The caves have an important role in modern Chinese history. The Long March, the famous retreat of the Communist Partyin the 1930s, ended near Yanan, where Mao took refuge in caves. In “Red Star Over China,” writer Edgar Snow described a Red Army university that “was probably the world’s only seat of ‘higher learning’ whose classrooms were bombproof caves, with chairs and desks of stone and brick, and blackboards and walls of limestone and clay.”

Chinese Vice President Xi Jinping, who is expected to succeed Hu Jintao next year as president, lived for seven years in a cave when he was exiled to Shaanxi province during the Cultural Revolution.

“The cave topology is one of the earliest human architectural forms; there are caves in France, in Spain, people still living in caves in India,” said David Wang, an architecture professor at Washington State University in Spokane who has written widely on the subject. “What is unique to China is the ongoing history it has had over two millenniums.”

In recent years, architects have been reappraising the cave in environmental terms, and they like what they see.
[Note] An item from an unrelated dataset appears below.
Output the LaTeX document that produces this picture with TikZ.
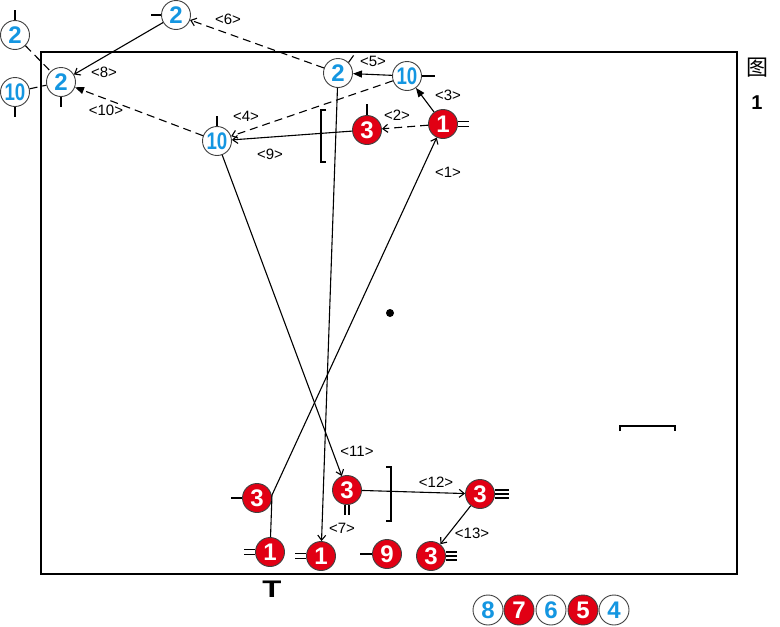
\documentclass[tikz,border=0pt]{standalone}
\usepackage{fontspec}
\setmainfont{Liberation Sans}
\newfontfamily\cjkfont{Noto Sans CJK SC}
\usetikzlibrary{arrows.meta}
\definecolor{bluec}{RGB}{20,150,225}
\definecolor{redc}{RGB}{225,0,20}
\begin{document}
\begin{tikzpicture}[x=1pt,y=-1pt,
  pl/.style={circle, draw=black!75, line width=0.9pt, inner sep=0pt, minimum size=29pt,
     font=\fontsize{24}{24}\selectfont\bfseries},
  bp/.style={pl, fill=white, text=bluec},
  rp/.style={pl, fill=redc, text=white},
  lab/.style={font=\fontsize{15}{15}\selectfont, inner sep=1pt},
  conn/.style={line width=1.1pt},
  tk/.style={line width=1.1pt},
  oa/.style={-{Straight Barb[length=5pt,width=8pt]}},
  fa/.style={-{Triangle[length=9pt,width=7pt]}},
  dsh/.style={dash pattern=on 8pt off 5pt},
  brk/.style={line width=1.6pt}]
\useasboundingbox (0,0) rectangle (780,627);
\newcommand{\ten}{\scalebox{0.78}[1]{10}}
% frame
\draw[line width=2.4pt] (41,52) rectangle (737,574);
% players
\node[bp] (A) at (176,15) {2};
\node[bp] (B) at (15,35) {2};
\node[bp] (C) at (61,82) {2};
\node[bp] (D) at (15,92) {\ten};
\node[bp] (E) at (217,141) {\ten};
\node[bp] (F) at (338,73) {2};
\node[bp] (G) at (407,76) {\ten};
\node[rp] (H) at (443,124) {1};
\node[rp] (I) at (367,130) {3};
\node[rp] (K) at (257,498) {3};
\node[rp] (L) at (270,552) {1};
\node[rp] (J) at (321,556) {1};
\node[rp] (M) at (347,490) {3};
\node[rp] (N) at (480,494) {3};
\node[rp] (P) at (387,554) {9};
\node[rp] (O) at (431,556) {3};
% ticks
\draw[tk] (A.west) -- ++(-10,0);
\draw[tk] (B.north) -- ++(0,-10);
\draw[tk] (D.south) -- ++(0,10);
\draw[tk] (C.south) -- ++(0,10);
\draw[tk] (E.north) -- ++(0,-10);
\draw[tk] (F.45) -- ++(5,-7);
\draw[tk] (G.east) -- ++(13,0);
\draw[tk] ([yshift=2.5pt]H.east) -- ++(11,0);
\draw[tk] ([yshift=-2.5pt]H.east) -- ++(11,0);
\draw[tk] (I.north) -- ++(0,-11);
\draw[tk] (K.west) -- ++(-11,0);
\draw[tk] ([yshift=2.5pt]L.west) -- ++(-11,0);
\draw[tk] ([yshift=-2.5pt]L.west) -- ++(-11,0);
\draw[tk] ([yshift=2.5pt]J.west) -- ++(-11,0);
\draw[tk] ([yshift=-2.5pt]J.west) -- ++(-11,0);
\draw[tk] ([xshift=-2pt]M.south) -- ++(0,10);
\draw[tk] ([xshift=2pt]M.south) -- ++(0,10);
\draw[tk] ([yshift=4pt]N.east) -- ++(14,0);
\draw[tk] (N.east) -- ++(14,0);
\draw[tk] ([yshift=-4pt]N.east) -- ++(14,0);
\draw[tk] ([yshift=4pt]O.east) -- ++(11,0);
\draw[tk] (O.east) -- ++(11,0);
\draw[tk] ([yshift=-4pt]O.east) -- ++(11,0);
\draw[tk] (P.west) -- ++(-12,0);
% connectors
\draw[conn,dsh] (B) -- (C);
\draw[conn,dsh] (D) -- (C);
\draw[conn,oa] (A) -- (C);
\draw[conn,dsh,oa] (F) -- (A);
\draw[conn,dsh,fa] (E) -- (C);
\draw[conn,fa] (G) -- (F);
\draw[conn,fa] (H) -- (G);
\draw[conn,dsh,oa] (H) -- (I);
\draw[conn,dsh,oa] (G) -- (E);
\draw[conn,oa] (I) -- (E);
\draw[conn,oa] (F) -- (J);
\coordinate (Kb) at (272,495);
\draw[conn,oa] (L) -- (Kb) -- (H);
\draw[conn,oa] (E) -- (M);
\draw[conn,oa] (M) -- (N);
\draw[conn,oa] (N) -- (O);
% labels
\node[lab] (l8) at (104,72) {<8>};
\node[lab] (l6) at (228,19) {<6>};
\node[lab] (l10) at (106,110) {<10>};
\node[lab] (l5) at (373,61) {<5>};
\node[lab] (l3) at (448,95) {<3>};
\node[lab] (l2) at (397,115) {<2>};
\node[lab] (l4) at (246,116) {<4>};
\node[lab] (l9) at (270,154) {<9>};
\node[lab] (l1) at (448,172) {<1>};
\node[lab] (l11) at (357,451) {<11>};
\node[lab] (l12) at (436,482) {<12>};
\node[lab] (l7) at (342,528) {<7>};
\node[lab] (l13) at (472,533) {<13>};
% brackets and marks
\draw[brk] (326,110) -- (321,110) -- (321,162) -- (326,162);
\draw[brk] (386,467) -- (391,467) -- (391,521) -- (386,521);
\draw[brk] (620,431) -- (620,426) -- (675,426) -- (675,431);
\fill (390,313) circle (4);
\node[font=\fontsize{24}{24}\selectfont\bfseries, inner sep=0pt] (T) at (272,589) {\scalebox{1.3}[1]{T}};
% figure caption
\node[font=\cjkfont\fontsize{22}{22}\selectfont, inner sep=0pt] (fig) at (757,68) {图};
\node[font=\fontsize{20}{20}\selectfont\bfseries, inner sep=0pt] (fign) at (757,103) {1};
% legend
\node[bp, minimum size=30pt] (g8) at (488,610) {8};
\node[rp, minimum size=30pt] (g7) at (519,610) {7};
\node[bp, minimum size=30pt] (g6) at (551,610) {6};
\node[rp, minimum size=30pt] (g5) at (583,610) {5};
\node[bp, minimum size=30pt] (g4) at (614,610) {4};
\end{tikzpicture}
\end{document}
“It is energy efficient. The farmers can save their arable land for planting if they build their houses in the slope. It doesn’t take much money or skill to build,” said Liu Jiaping, director of the Green Architecture Research Center in Xian and perhaps the leading expert on cave living. “Then again, it doesn’t suit modern complicated lifestyles very well. People want to have a fridge, washing machine, television.”

Liu helped design and develop a modernized version of traditional cave dwellings that in 2006 was a finalist for a World Habitat Award, sponsored by a British foundation dedicated to sustainable housing. The updated cave dwellings are built against the cliff in two levels, with openings over the archways for light and ventilation. Each family has four chambers, two on each level.

“It’s like living in a villa. Caves in our villages are as comfortable as posh apartments in the city,” said Cheng Wei, 43, a Communist Party official who lives in one of the cave houses in Zaoyuan village on the outskirts of Yanan. “A lot of people come here looking to rent our caves, but nobody wants to move out.”

The thriving market around Yanan means a cave with three rooms and a bathroom (a total of 750 square feet) can be advertised for sale at $46,000. A simple one-room cave without plumbing rents for $30 a month, with some people relying on outhouses or potties that they empty outside.

Many caves, however, are not for sale or rent because they are handed down from one generation to another, though for just how many generations, people often can’t say.

Ma Liangshui, 76, lives in a one-room cave on a main road south of Yanan. It is nothing fancy, but there is electricity — a bare bulb dangling from the ceiling. He sleeps on a kang, a traditional bed that is basically an earthen ledge, with a fire underneath that is also used for cooking. His daughter-in-law has tacked up photographs of Fan Bingbing, a popular actress.

The cave faces west, which makes it easy to bask in the late afternoon sun by pulling aside the blue-and-white patchwork quilt that hangs next to drying red peppers in the arched entrance.

Ma said his son and daughter-in-law have moved to the city, but he doesn’t want to leave.

“Life is easy and comfortable here. I don’t need to climb stairs. I have everything I need,” he said. “I’ve lived all my life in caves, and I can’t imagine anything different.”